Umstrittene Umsetzung
Auslöser der politischen Betriebsamkeit ist die Umsetzung der Masseneinwanderungsinitiative, die das Parlament in der Wintersession beschlossen hat. Die Vorlage sieht weder Höchstzahlen für die Zuwanderung noch einen Inländervorrang vor, wie es die Verfassung verlangt.
Die Mehrheit der Parlamentsmitglieder hatten sich auf den Standpunkt gestellt, die Initiative verlange die Neuverhandlung des Freizügigkeitsabkommens. Was gelte, wenn diese Verhandlungen scheiterten, sagte sie aber nicht. Um die bilateralen Verträge mit der EU nicht zu gefährden, beschloss das Parlament eine Art Vorzugsbehandlung für angemeldete Stellensuchende.
In Berufsgruppen, Tätigkeitsbereichen und Wirtschaftsregionen, in welchen die Arbeitslosigkeit über dem Durchschnitt liegt, müssen Arbeitgeber offene Stellen den Arbeitsämtern melden. Die Arbeitsvermittlung stellt den Arbeitgebern zudem die Unterlagen von passenden Bewerbern zu. Diese müssen geeignete Kandidatinnen und Kandidaten zu einem Bewerbungsgespräch oder einer Eignungsabklärung einladen.
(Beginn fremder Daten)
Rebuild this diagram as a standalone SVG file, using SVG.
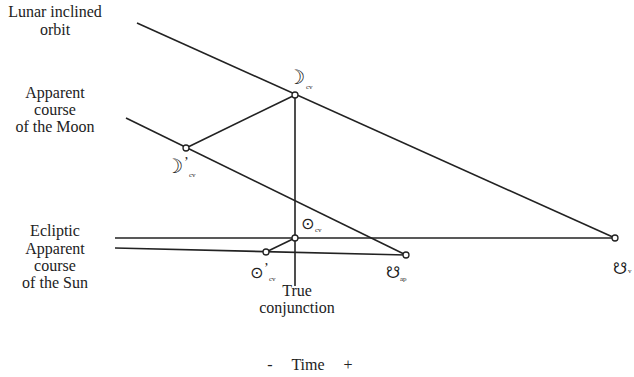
<svg xmlns="http://www.w3.org/2000/svg" width="634" height="377" viewBox="0 0 634 377">
<style>
.l{stroke:#222;stroke-width:1.6;fill:none}
.p{fill:#fff;stroke:#222;stroke-width:1.3}
text{font-family:'Liberation Serif','Times New Roman','DejaVu Serif',serif;fill:#222}
.t{font-size:16px;text-anchor:middle}
.s{font-family:'DejaVu Sans','Noto Sans',sans-serif;font-size:20px;font-weight:bold}
.o{font-family:'DejaVu Sans','Noto Sans',sans-serif;font-size:16px}
.pr{font-size:14px}
.sub{font-size:7px}
</style>
<rect width="634" height="377" fill="#fff"/>
<g id="labels">
<text class="t" x="55" y="17">Lunar inclined</text>
<text class="t" x="55" y="35">orbit</text>
<text class="t" x="55" y="98">Apparent</text>
<text class="t" x="55" y="115">course</text>
<text class="t" x="55" y="132">of the Moon</text>
<text class="t" x="55" y="236">Ecliptic</text>
<text class="t" x="55" y="254">Apparent</text>
<text class="t" x="55" y="271">course</text>
<text class="t" x="55" y="288">of the Sun</text>
<text class="t" x="297" y="296">True</text>
<text class="t" x="297" y="313">conjunction</text>
<text class="t" x="270" y="370">-</text>
<text class="t" x="308" y="370">Time</text>
<text class="t" x="348" y="370">+</text>
</g>
<g id="connectors">
<line class="l" x1="137" y1="23" x2="615" y2="238"/>
<line class="l" x1="126" y1="118" x2="406" y2="255"/>
<line class="l" x1="115" y1="238" x2="615" y2="238"/>
<line class="l" x1="115" y1="248" x2="406" y2="255"/>
<line class="l" x1="186" y1="148" x2="295" y2="95"/>
<line class="l" x1="295" y1="95" x2="295" y2="286"/>
<line class="l" x1="266" y1="252" x2="295" y2="238"/>
</g>
<g id="moon-cv"><circle class="p" cx="295" cy="95" r="3"/><text class="s" x="287" y="84">☽&#xFE0E;</text><text class="sub" x="306" y="89">cv</text></g>
<g id="moon-prime-cv"><circle class="p" cx="186" cy="148" r="3"/><text class="s" x="165" y="173">☽&#xFE0E;</text><text class="pr" x="184" y="167">’</text><text class="sub" x="189" y="177">cv</text></g>
<g id="sun-cv"><circle class="p" cx="295" cy="238" r="3"/><text class="o" x="301" y="229">⊙</text><text class="sub" x="315" y="232">cv</text></g>
<g id="sun-prime-cv"><circle class="p" cx="266" cy="252" r="3"/><text class="o" x="250" y="278">⊙</text><text class="pr" x="264" y="273">’</text><text class="sub" x="269" y="281">cv</text></g>
<g id="node-ap"><circle class="p" cx="406" cy="255" r="3"/><text class="o" x="386" y="278">☋&#xFE0E;</text><text class="sub" x="400" y="281">ap</text></g>
<g id="node-v"><circle class="p" cx="615" cy="238" r="3"/><text class="o" x="613" y="274">☋&#xFE0E;</text><text class="sub" x="628" y="273">v</text></g>
</svg>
Die Frist für das Referendum gegen diese Vorlage läuft am 7. April 2017 ab. Der Urnengang darüber dürfte am 24. September stattfinden. Auf der politischen Agenda steht auch noch die RASA-Initiative, die die ersatzlose Streichung des Zuwanderungsartikels verlangt, sowie ein direkter Gegenvorschlag des Bundesrats.